Лицо доктора Багрина не изменилось. На нем появилась лишь тень сожаления.
– Отрицание – это часть процесса, Саша. Я понимаю. Но ты делаешь себе только хуже. Тебе нужен покой. И лечение. Сергей Иванович, помогите нашему пациенту вернуться в палату. Пора принять лекарства.
«Дед» шагнул к нему. И в его глазах Иван увидел не любовь и печаль, а нечто пустое, механическое, исполняющее программу.
Это был не его дед. Это была хитрая, идеально выверенная иллюзия.
Иван отшатнулся. Он был слаб. Без сил. Но он все еще оставался Иваном.
***
В это же время, в измерении Академии, царил хаос иного рода. Хаос тихий, но от того не менее губительный.
Майя стояла у огромного окна в зале Совета, глядя на мерцающие огни бесчисленных миров. За ее спиной сидели Степан и Маша. Лука, уставший и напуганный, дремал на одном из диванов, его серебристые волосы отливали призрачным светом. Воздух в зале был спертым, насыщенным невысказанными страхами и взаимными упреками, витавшими между тремя взрослыми, как ядовитый туман.
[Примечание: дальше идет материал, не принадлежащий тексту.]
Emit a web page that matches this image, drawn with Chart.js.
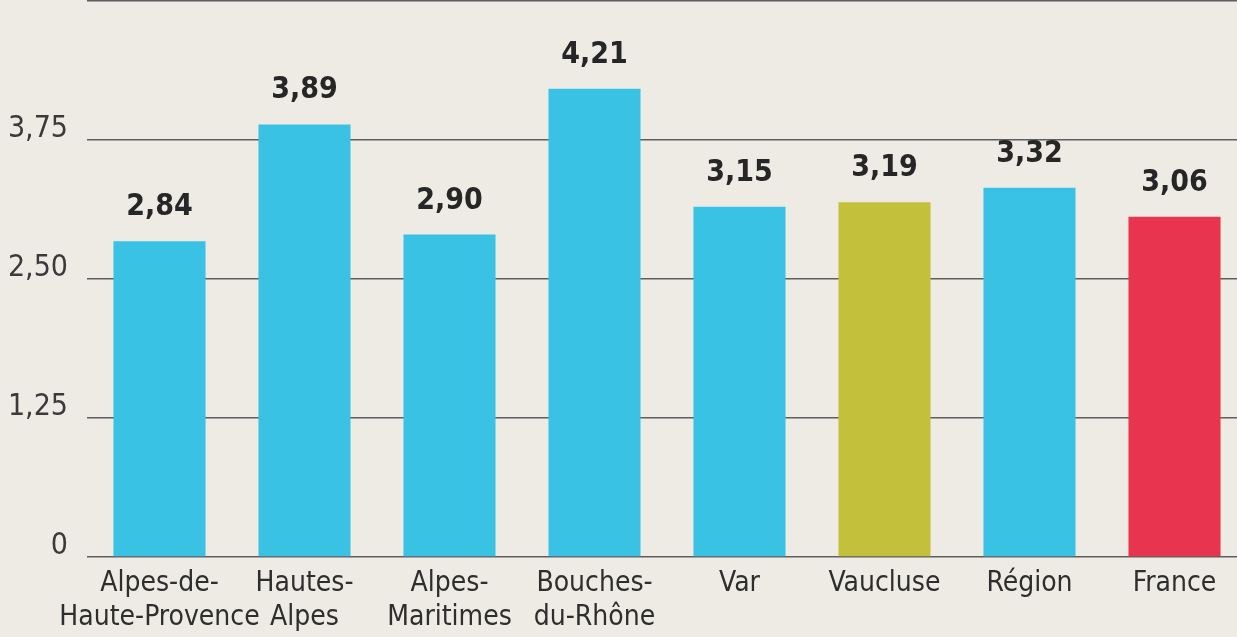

– Я ничего не нашел, – голос Степана был плоским, выгоревшим. В его глазах не осталось и следа от любопытства, лишь пепел поражения. Он смотрел в пол, избегая встретиться взглядом с Машей. – Я просканировал все прилегающие сектора. Никаких следов портала, никаких следов энергетического выброса. Они исчезли. Тетя Оля, Борис Петрович… Иван. Как будто их и не было. Это… это как «Стиратель», но тоньше. Без шума и ярости. Тихая, хирургическая ампутация.